Barghouti, a Palestinian-American journalist and translator from the West Bank, immediately saw a link between young black protesters in a small suburb near St. Louis and Palestinians who had also resisted state violence half a world away.
“The connection between the African American community and Palestine is essential for human rights. It reminds us all that oppression has no boundaries and despite the differences our struggles are united,” Barghouti said recently. “No justice is true justice without the liberation of all.”
That connection took Black Lives Matter to the Middle East just a little more than a month ago to talk to Palestinians who had not only sent advice via Twitter, but had at one point joined them in Ferguson. Members of BLM teamed with Dream Defenders, a liberation organization that fights for, among other things, an end to wars of aggression all over the world. The delegation met with grassroots organizations in Ramallah, Jerusalem and Haifa to develop a deeper understanding of the Palestinian struggleand to figure out how their fight parallels that of blacks in the U.S.
For Millennials, platforms like Twitter have facilitated global connections that help activists participate in worldwide demonstrations that often emanate from similar violence and oppression.
The delegation that went to the Middle East attempted to “build real relationships with those on the ground leading the fight for liberation,” said Ahmad Abuznaid, the chief operating officer of Dream Defenders who organized the trip.
In the days following the August 2014 death of young black male Michael Brown at the hands of white officer Darren Wilson, civil unrest and police brutality in Ferguson reached a crescendo. Officers wore riot gear. Area residents were placed under a curfew. Police shot tear gas into crowds. Protesters were arrested.
That summer, Palestinians suffered violent exchanges under Operation Protective Edge, during which Israel launched attacks on the Gaza Strip in an attempt to end Palestinian rocket fire, according to reports. Many of their homes and businesses were obliterated. It was against this backdrop that Palestinians shared advice with people in Ferguson.
Among the many other tweets that came during those protests was one from Rajai Abukhalil, who describes himself on Twitter as a Palestinian doctor and activist: “It is always the oppressed caring for the oppressed no matter where in the world. #Palestine stands with #Ferguson.”

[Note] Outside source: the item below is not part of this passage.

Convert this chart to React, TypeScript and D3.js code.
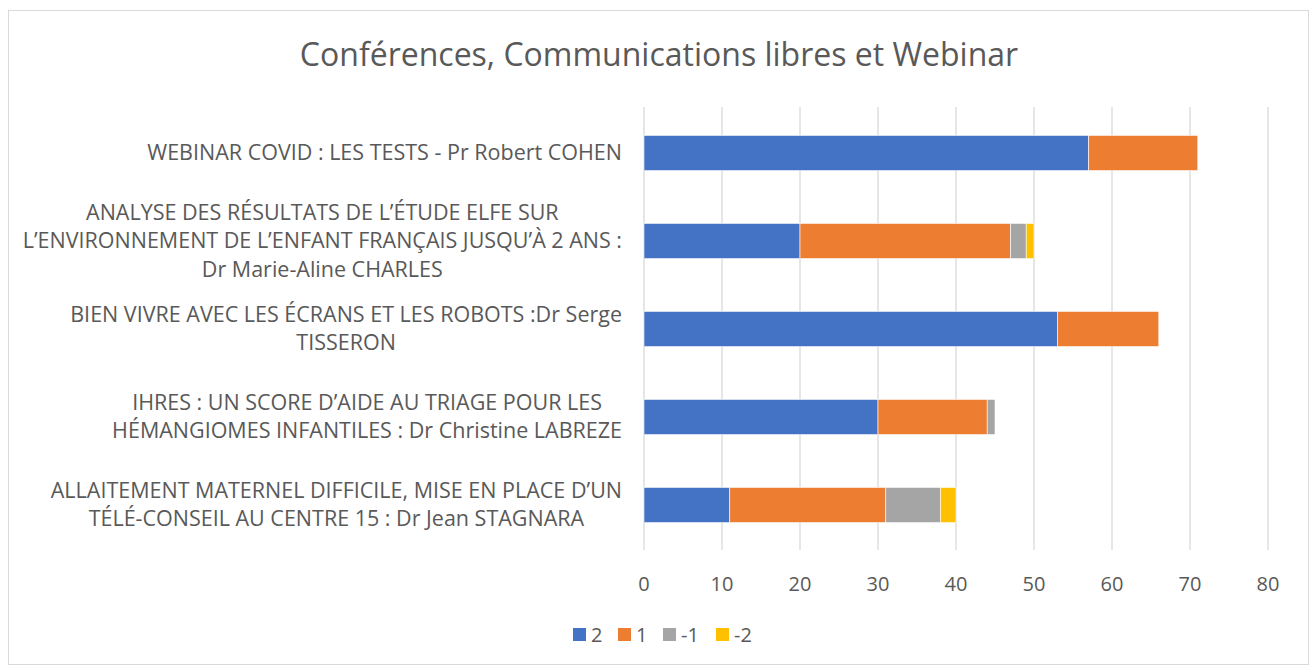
import React, { useEffect, useRef } from 'react';
import * as d3 from 'd3';

// catégories (une ligne par élément, comme dans le graphique d'origine)
const categories: string[][] = [
  ['WEBINAR COVID : LES TESTS - Pr Robert COHEN'],
  [
    'ANALYSE DES RÉSULTATS DE L’ÉTUDE ELFE SUR',
    'L’ENVIRONNEMENT DE L’ENFANT FRANÇAIS JUSQU’À 2 ANS :',
    'Dr Marie-Aline CHARLES',
  ],
  ['BIEN VIVRE AVEC LES ÉCRANS ET LES ROBOTS :Dr Serge', 'TISSERON'],
  ['IHRES : UN SCORE D’AIDE AU TRIAGE POUR LES', 'HÉMANGIOMES INFANTILES : Dr Christine LABREZE'],
  ['ALLAITEMENT MATERNEL DIFFICILE, MISE EN PLACE D’UN', 'TÉLÉ-CONSEIL AU CENTRE 15 : Dr Jean STAGNARA'],
];

const seriesNames = ['2', '1', '-1', '-2'];
const values2 = [57, 20, 53, 30, 11];
const values1 = [14, 27, 13, 14, 20];
const valuesM1 = [0, 2, 0, 1, 7];
const valuesM2 = [0, 1, 0, 0, 2];
const xTicks = [0, 10, 20, 30, 40, 50, 60, 70, 80];
const colors = ['#4472C4', '#ED7D31', '#A5A5A5', '#FFC000'];

const title = 'Conférences, Communications libres et Webinar';

const W = 1310;
const H = 666;
const FONT = '"Open Sans", "Noto Sans", sans-serif';
const TEXT = '#595959';

const App = () => {
  const svgRef = useRef<SVGSVGElement>(null);

  useEffect(() => {
    const svg = d3.select(svgRef.current);
    svg.selectAll('*').remove();

    const rows = categories.map((c, i) => ({
      idx: i,
      '2': values2[i],
      '1': values1[i],
      '-1': valuesM1[i],
      '-2': valuesM2[i],
    }));

    const x = d3.scaleLinear().domain([0, 80]).range([644, 1268]);
    const y = d3
      .scaleBand<number>()
      .domain(rows.map(r => r.idx))
      .range([109, 549])
      .paddingInner(0.6)
      .paddingOuter(0.3);

    // cadre
    svg.append('rect')
      .attr('x', 8.5).attr('y', 10.5)
      .attr('width', 1300).attr('height', 654)
      .attr('fill', '#fff')
      .attr('stroke', '#D9D9D9');

    // titre
    svg.append('text')
      .attr('x', 659).attr('y', 66)
      .attr('text-anchor', 'middle')
      .style('font-family', FONT)
      .style('font-size', '32px')
      .attr('fill', TEXT)
      .text(title);

    // grille
    svg.append('g')
      .selectAll('line')
      .data(xTicks)
      .join('line')
      .attr('x1', d => x(d)).attr('x2', d => x(d))
      .attr('y1', 107).attr('y2', 550)
      .attr('stroke', '#D9D9D9')
      .attr('stroke-width', 1.3);

    // graduations
    svg.append('g')
      .selectAll('text')
      .data(xTicks)
      .join('text')
      .attr('x', d => x(d))
      .attr('y', 591)
      .attr('text-anchor', 'middle')
      .style('font-family', FONT)
      .style('font-size', '20px')
      .attr('fill', TEXT)
      .text(d => d);

    // barres empilées
    const stacked = d3.stack<any>().keys(seriesNames)(rows);
    svg.append('g')
      .selectAll('g')
      .data(stacked)
      .join('g')
      .attr('fill', (d, i) => colors[i])
      .selectAll('rect')
      .data(d => d.filter(s => s[1] - s[0] > 0))
      .join('rect')
      .attr('x', d => x(d[0]))
      .attr('width', d => x(d[1]) - x(d[0]))
      .attr('y', d => y(d.data.idx)!)
      .attr('height', y.bandwidth())
      .attr('stroke', '#fff')
      .attr('stroke-width', 0.6);

    // étiquettes des catégories
    const lineH = 28.5;
    const labels = svg.append('g');
    rows.forEach(r => {
      const lines = categories[r.idx];
      const cy = y(r.idx)! + y.bandwidth() / 2;
      const g = labels.append('g');
      const texts = g.selectAll('text')
        .data(lines)
        .join('text')
        .attr('y', (d, j) => cy + (j - (lines.length - 1) / 2) * lineH + 7)
        .attr('text-anchor', 'middle')
        .style('font-family', FONT)
        .style('font-size', '21.5px')
        .attr('fill', TEXT)
        .text(d => d);
      let maxW = 0;
      texts.each(function () {
        maxW = Math.max(maxW, (this as SVGTextElement).getComputedTextLength());
      });
      texts.attr('x', 622 - maxW / 2);
    });

    // légende
    const legend = svg.append('g');
    const legendX = [573, 618, 663, 716];
    seriesNames.forEach((name, i) => {
      legend.append('rect')
        .attr('x', legendX[i]).attr('y', 628)
        .attr('width', 13).attr('height', 13)
        .attr('fill', colors[i]);
      legend.append('text')
        .attr('x', legendX[i] + 18).attr('y', 642)
        .style('font-family', FONT)
        .style('font-size', '20px')
        .attr('fill', TEXT)
        .text(name);
    });
  }, []);

  return (
    <svg
      ref={svgRef}
      width={W}
      height={H}
      style={{ position: 'absolute', left: 0, top: 0, background: '#fff' }}
    />
  );
};

export default App;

Policing methods in Ferguson and during many high-profile protests that followed looked like scenes from war zones in the Middle East and other police states where law enforcement uses abuse and intimidation to bring order. The American Civil Liberties Union stated that “the predominately white local and county police responded to the largely peaceful protests in the overwhelmingly African-American community with a show of force that left Americans wondering whether they were watching events unfold on the streets of suburban St. Louis or on the streets of an authoritarian country.”
“The solidarity between the African American community and Palestinians acts as a unified front against the selectivity and exclusivity of human rights,” the Palestinian protester Barghouti said. “Oppression is perpetuated by the divide-and-conquer strategy, so the … union between the African American community and the Palestinian struggle breaks this sinister endeavor and brings us closer to justice.”